Photo By: Amy Robertson 04/30/2020 |
Hunter Street became East Texas Street after a vote approving the name change took place during a Bossier City Council meeting on Mar. 7, 1933 which was presided over by Mayor Tom Hickman. During the time in which the Bossier side of the river was preparing the approach to the “new Red River bridge,” officially called the Long-Allen Bridge, perhaps better known as Texas Street Bridge. The decision to change Second Street East to Traffic Street was also voted on at that time.
In thirty years, the church had grown so much that the trustees began talks of building a new brick building. By 1934, the church announced in The Shreveport Times on Apr. 8, 1934, that a plan was accepted to construct “a $10,000 auditorium and later a $30,000 church plant to replace the frame structure occupied by the present frame structure.”
In 1935 Ardis Memorial Baptist Church was one of only three churches in the City, and in a newspaper article, that year, it was deemed “one of the big churches of the state.”

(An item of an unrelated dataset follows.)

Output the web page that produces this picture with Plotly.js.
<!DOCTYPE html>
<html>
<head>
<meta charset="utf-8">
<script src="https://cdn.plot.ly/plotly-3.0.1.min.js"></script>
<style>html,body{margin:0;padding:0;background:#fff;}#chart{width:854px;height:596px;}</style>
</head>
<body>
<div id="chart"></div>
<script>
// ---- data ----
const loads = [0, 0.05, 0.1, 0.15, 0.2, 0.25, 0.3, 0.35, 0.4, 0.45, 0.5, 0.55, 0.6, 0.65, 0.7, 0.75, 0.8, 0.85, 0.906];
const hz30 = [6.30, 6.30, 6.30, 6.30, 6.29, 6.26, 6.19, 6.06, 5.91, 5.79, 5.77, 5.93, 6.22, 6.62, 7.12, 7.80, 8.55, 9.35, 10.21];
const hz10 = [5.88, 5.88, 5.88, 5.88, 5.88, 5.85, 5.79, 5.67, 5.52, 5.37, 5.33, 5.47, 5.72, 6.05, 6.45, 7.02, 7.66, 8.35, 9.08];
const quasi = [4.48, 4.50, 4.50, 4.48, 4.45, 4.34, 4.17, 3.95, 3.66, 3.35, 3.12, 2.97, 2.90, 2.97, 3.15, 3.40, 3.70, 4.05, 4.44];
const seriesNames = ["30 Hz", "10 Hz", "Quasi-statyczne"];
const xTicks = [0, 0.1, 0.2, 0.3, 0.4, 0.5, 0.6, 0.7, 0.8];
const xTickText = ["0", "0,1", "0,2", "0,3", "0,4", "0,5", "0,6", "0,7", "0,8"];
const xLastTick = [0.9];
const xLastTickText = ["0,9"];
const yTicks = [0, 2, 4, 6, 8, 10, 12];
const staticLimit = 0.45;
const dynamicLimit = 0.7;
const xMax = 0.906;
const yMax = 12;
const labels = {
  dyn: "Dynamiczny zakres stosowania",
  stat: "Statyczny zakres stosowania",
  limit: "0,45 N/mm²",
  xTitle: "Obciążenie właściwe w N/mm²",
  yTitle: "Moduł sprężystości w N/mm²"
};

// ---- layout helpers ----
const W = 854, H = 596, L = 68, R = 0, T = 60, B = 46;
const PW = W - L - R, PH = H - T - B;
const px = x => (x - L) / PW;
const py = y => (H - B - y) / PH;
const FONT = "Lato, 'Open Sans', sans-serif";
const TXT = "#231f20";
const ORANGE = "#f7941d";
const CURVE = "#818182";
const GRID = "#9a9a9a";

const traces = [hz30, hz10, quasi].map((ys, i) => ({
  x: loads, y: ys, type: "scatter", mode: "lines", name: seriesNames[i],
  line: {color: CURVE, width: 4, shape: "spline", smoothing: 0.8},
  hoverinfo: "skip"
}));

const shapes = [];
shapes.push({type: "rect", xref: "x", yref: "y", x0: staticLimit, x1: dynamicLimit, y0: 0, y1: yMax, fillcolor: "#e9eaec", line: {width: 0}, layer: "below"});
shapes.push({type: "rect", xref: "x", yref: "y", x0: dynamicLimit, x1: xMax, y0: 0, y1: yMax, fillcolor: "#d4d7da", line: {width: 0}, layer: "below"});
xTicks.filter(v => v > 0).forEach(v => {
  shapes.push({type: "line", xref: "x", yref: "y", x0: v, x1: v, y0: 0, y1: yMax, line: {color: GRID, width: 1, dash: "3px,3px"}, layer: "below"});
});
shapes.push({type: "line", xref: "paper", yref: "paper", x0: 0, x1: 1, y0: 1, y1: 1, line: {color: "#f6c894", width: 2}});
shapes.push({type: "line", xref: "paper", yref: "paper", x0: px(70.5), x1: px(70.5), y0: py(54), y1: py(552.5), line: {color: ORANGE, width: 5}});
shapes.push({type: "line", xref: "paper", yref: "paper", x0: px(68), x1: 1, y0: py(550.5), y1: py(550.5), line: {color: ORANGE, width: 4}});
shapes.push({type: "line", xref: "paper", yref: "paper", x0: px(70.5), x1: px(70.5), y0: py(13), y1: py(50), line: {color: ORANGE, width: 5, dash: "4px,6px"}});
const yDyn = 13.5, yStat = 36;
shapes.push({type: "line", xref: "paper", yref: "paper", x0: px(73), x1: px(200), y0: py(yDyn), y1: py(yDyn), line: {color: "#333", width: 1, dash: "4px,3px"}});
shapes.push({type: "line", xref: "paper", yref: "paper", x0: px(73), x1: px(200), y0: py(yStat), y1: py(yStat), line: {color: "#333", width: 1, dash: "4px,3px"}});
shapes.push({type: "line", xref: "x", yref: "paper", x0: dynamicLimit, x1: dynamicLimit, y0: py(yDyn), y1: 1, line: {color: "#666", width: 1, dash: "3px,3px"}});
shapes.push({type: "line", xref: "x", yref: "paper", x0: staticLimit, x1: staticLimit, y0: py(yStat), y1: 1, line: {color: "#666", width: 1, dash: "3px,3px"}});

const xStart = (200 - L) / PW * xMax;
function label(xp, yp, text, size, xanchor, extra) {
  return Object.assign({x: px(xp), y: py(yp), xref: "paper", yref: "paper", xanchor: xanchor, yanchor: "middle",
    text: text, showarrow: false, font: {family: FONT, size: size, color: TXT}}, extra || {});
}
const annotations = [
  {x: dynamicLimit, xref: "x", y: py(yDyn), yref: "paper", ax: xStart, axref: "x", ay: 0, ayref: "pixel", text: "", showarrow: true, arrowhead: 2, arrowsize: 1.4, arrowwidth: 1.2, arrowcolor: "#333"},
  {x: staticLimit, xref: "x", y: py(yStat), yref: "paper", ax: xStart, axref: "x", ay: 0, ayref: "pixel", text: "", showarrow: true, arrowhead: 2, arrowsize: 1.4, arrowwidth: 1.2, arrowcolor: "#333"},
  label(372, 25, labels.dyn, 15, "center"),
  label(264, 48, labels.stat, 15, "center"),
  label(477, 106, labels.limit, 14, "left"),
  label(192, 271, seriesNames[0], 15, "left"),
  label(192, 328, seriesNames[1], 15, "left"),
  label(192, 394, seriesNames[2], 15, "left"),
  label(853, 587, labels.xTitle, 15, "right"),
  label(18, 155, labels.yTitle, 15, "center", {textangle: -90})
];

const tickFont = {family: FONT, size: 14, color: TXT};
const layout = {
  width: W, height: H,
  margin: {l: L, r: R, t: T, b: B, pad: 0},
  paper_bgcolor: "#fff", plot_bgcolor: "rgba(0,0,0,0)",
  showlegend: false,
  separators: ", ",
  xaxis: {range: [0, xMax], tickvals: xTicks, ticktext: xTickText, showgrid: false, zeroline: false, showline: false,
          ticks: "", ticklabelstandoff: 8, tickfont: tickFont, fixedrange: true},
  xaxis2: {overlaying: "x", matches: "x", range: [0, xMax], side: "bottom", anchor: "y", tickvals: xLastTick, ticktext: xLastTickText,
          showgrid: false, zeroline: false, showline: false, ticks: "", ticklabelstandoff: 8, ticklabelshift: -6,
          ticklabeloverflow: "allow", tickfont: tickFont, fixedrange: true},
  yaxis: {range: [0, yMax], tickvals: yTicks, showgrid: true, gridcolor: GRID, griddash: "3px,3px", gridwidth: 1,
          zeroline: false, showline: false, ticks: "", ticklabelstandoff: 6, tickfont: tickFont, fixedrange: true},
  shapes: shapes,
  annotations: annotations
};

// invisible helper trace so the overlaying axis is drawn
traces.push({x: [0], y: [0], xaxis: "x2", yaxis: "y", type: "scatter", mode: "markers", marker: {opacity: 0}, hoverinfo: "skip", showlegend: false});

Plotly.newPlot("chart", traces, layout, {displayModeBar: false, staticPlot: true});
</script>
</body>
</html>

On May 11, 1937, another announcement appeared in The Shreveport Journal, stating that “A new $35,000 church will be erected by the congregation of Ardis Memorial Baptist Church in Bossier City.” Plans set in place in 1934 were finally beginning to materialize. At that time, the plans were for “The present auditorium and the present educational plant will be adjusted on the church property to make room for the new building.”
Designed by local architect, J. Chesire Peyton and constructed by contractor W. E. Keller, who was noted as having “built more Baptist churches in Louisiana than any other contractor” in the Apr. 3, 1938 issue of The Shreveport Times. Peyton and Keller designed and built the “highest structure in the city.”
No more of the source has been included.